Section Three
IMPORTANT UNIVERSITY POLICIES
GRADUATE STUDENT AFFIRMATIVE ACTION
For well over thirty years equal opportunity and affimative action in the recruitment of faculty, staff, and students have been integral components of the University's agenda for diversity. In a statement issued in February 2001, President John Hennessy reaffirmed that commitment, observing that "our educational purposes will be served best if the country's demographic diversity finds a presence on campus, and we thereby reflect the full range and the full capacity of this society."
At the graduate level, Stanford believes that a student body that is both highly qualified and diverse in terms of culture, class, race, gender, ethnicity, work and life experiences is essential to the education process. The University is therefore committed to a substantial representation of students who would bring such diversity to the graduate student body - including African Americans, Mexican Americans, Native Americans, Puerto Ricans, and others whose backgrounds can provide additional dimensions to University programs. The University likewise strongly encourages departments in which there are few women graduate students to make a serious effort to increase their presence and participation.
Of special importance to institutions such as our own, a lack of diversity in Ph.D. programs nationwide means that the professoriate of the future will continue to be unrepresentative of the population it teaches and thus lacking in role models who can teach and encourage by the example of their own success. To achieve such success means that the individuals chosen for admission to our doctoral programs must continue to be, as they have been in the past, superbly qualified and capable of attaining the highest level of academic excellence.
Important though Stanford's institutional commitment to diversity is, it does not suffice. "Effective action" - to cite President Hennessy again - "requires the personal involvement of all members of the Stanford community." It depends especially on the enthusiasm and everyday efforts of individual faculty, staff members, and students.
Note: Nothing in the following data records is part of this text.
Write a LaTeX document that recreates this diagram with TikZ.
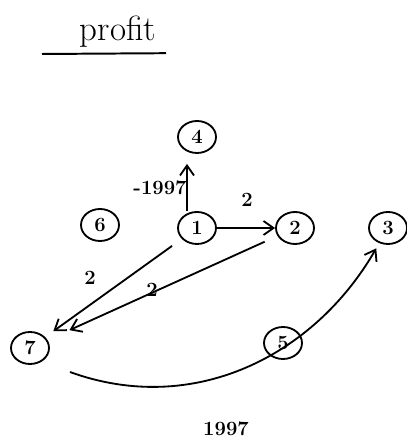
\documentclass[tikz,border=0pt]{standalone}
\usetikzlibrary{arrows.meta}
\tikzset{
    vertex/.style={draw, ellipse, line width=1.3pt, minimum width=0.95cm, minimum height=0.8cm, inner sep=0pt, font=\Large\bfseries},
    edge/.style={line width=1.3pt, -{Straight Barb[length=2.5mm, width=3.5mm]}},
    wlabel/.style={font=\Large\bfseries}
}
\usetikzlibrary{shapes.geometric}
\begin{document}
\begin{tikzpicture}
    \useasboundingbox (0,0) rectangle (10.15,10.95);
    % title
    \node[font=\Huge] (title) at (2.95,10.15) {profit};
    \draw[line width=1.4pt] (1.05,9.6) -- (4.15,9.62);
    % vertices
    \node[vertex] (n4) at (4.925,7.525) {4};
    \node[vertex] (n1) at (4.925,5.25) {1};
    \node[vertex] (n2) at (7.375,5.25) {2};
    \node[vertex] (n6) at (2.5,5.325) {6};
    \node[vertex] (n3) at (9.7,5.25) {3};
    \node[vertex] (n7) at (0.75,2.25) {7};
    \node[vertex] (n5) at (7.075,2.375) {5};
    \coordinate (c7) at (1.75,1.65);
    % edges
    \draw[edge] ([xshift=-0.25cm]n1.north) -- ([xshift=-0.25cm, yshift=-0.25cm]n4.south);
    \draw[edge] (n1) -- (n2);
    \draw[edge, shorten <=0.3cm, shorten >=0.25cm] (n1) -- (n7);
    \draw[edge, shorten <=0.35cm, shorten >=0.6cm] (n2) -- (n7);
    \draw[edge, shorten >=0.15cm] (c7) to[out=-20, in=-120] (n3);
    % weights
    \node[wlabel] (w14) at (4.0,6.25) {-1997};
    \node[wlabel] (w12) at (6.175,5.95) {2};
    \node[wlabel] (w17) at (2.25,4.0) {2};
    \node[wlabel] (w27) at (3.8,3.7) {2};
    \node[wlabel] (w73) at (5.65,0.22) {1997};
\end{tikzpicture}
\end{document}
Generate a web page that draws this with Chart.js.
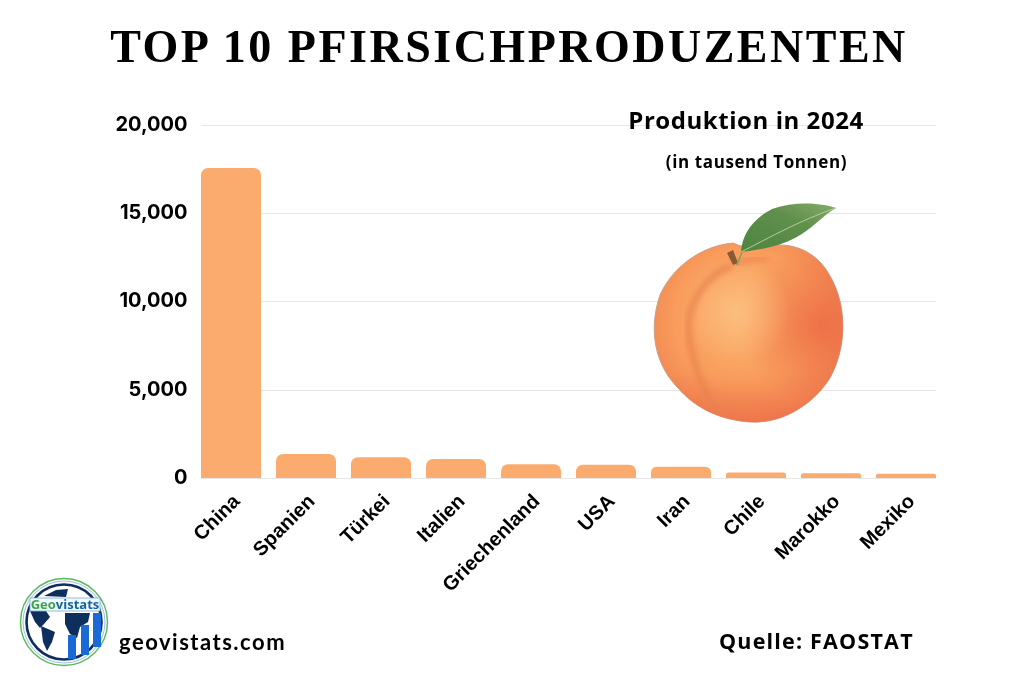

We must not only work diligently to encourage applications from and to recruit those who would bring such diversity to the graduate student body, but we also need to create a hospitable and supportive environment for all - and especially for newcomers whose social and educational backgrounds may differ from those of the majority of our students. Difference, which at once challenges stereotypes and enriches our educational process and community, is what diversity is about.